WRITTEN INSTRUCTION:
Retype the lines beneath this one, from the first through the line containing "(decisionsT) at (423,199)". Pictures are left out.

··· DATASET CONTENT ···

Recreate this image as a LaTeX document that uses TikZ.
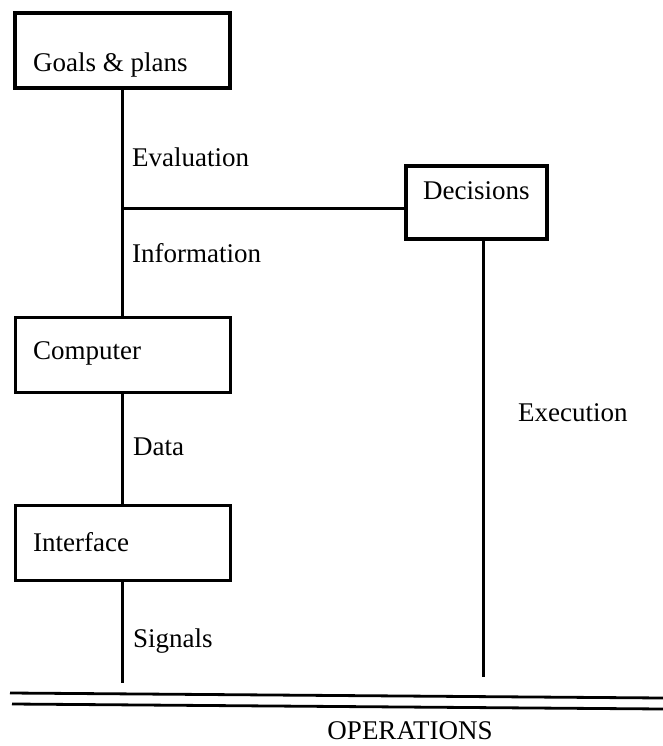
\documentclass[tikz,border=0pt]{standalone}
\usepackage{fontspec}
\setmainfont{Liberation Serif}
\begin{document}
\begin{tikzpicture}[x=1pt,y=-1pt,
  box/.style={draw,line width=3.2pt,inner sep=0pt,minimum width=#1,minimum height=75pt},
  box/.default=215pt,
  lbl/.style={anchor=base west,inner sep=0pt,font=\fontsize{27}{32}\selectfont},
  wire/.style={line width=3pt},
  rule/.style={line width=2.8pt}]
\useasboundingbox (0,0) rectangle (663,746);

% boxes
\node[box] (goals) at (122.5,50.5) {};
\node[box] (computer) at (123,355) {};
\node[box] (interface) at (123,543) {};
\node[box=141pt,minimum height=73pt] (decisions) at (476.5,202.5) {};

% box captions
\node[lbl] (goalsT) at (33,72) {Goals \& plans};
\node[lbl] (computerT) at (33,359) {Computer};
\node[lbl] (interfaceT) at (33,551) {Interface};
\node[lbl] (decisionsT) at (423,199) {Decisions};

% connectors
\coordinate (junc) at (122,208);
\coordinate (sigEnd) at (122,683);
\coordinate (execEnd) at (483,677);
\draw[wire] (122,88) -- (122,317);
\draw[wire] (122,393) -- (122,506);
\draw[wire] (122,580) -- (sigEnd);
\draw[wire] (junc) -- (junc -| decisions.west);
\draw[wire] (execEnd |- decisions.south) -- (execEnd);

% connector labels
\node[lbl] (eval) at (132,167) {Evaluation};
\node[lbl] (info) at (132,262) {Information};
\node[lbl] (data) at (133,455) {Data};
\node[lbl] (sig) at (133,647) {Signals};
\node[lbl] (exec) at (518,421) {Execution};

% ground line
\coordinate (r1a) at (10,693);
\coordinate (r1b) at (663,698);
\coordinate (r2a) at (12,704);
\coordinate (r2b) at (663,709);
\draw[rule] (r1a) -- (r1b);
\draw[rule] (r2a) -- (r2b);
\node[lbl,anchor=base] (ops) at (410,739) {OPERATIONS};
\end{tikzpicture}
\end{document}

···

ANSWER TO THE PROBLEM:
Recreate this image as a LaTeX document that uses TikZ.
\documentclass[tikz,border=0pt]{standalone}
\usepackage{fontspec}
\setmainfont{Liberation Serif}
\begin{document}
\begin{tikzpicture}[x=1pt,y=-1pt,
  box/.style={draw,line width=3.2pt,inner sep=0pt,minimum width=#1,minimum height=75pt},
  box/.default=215pt,
  lbl/.style={anchor=base west,inner sep=0pt,font=\fontsize{27}{32}\selectfont},
  wire/.style={line width=3pt},
  rule/.style={line width=2.8pt}]
\useasboundingbox (0,0) rectangle (663,746);

% boxes
\node[box] (goals) at (122.5,50.5) {};
\node[box] (computer) at (123,355) {};
\node[box] (interface) at (123,543) {};
\node[box=141pt,minimum height=73pt] (decisions) at (476.5,202.5) {};

% box captions
\node[lbl] (goalsT) at (33,72) {Goals \& plans};
\node[lbl] (computerT) at (33,359) {Computer};
\node[lbl] (interfaceT) at (33,551) {Interface};
\node[lbl] (decisionsT) at (423,199) {Decisions};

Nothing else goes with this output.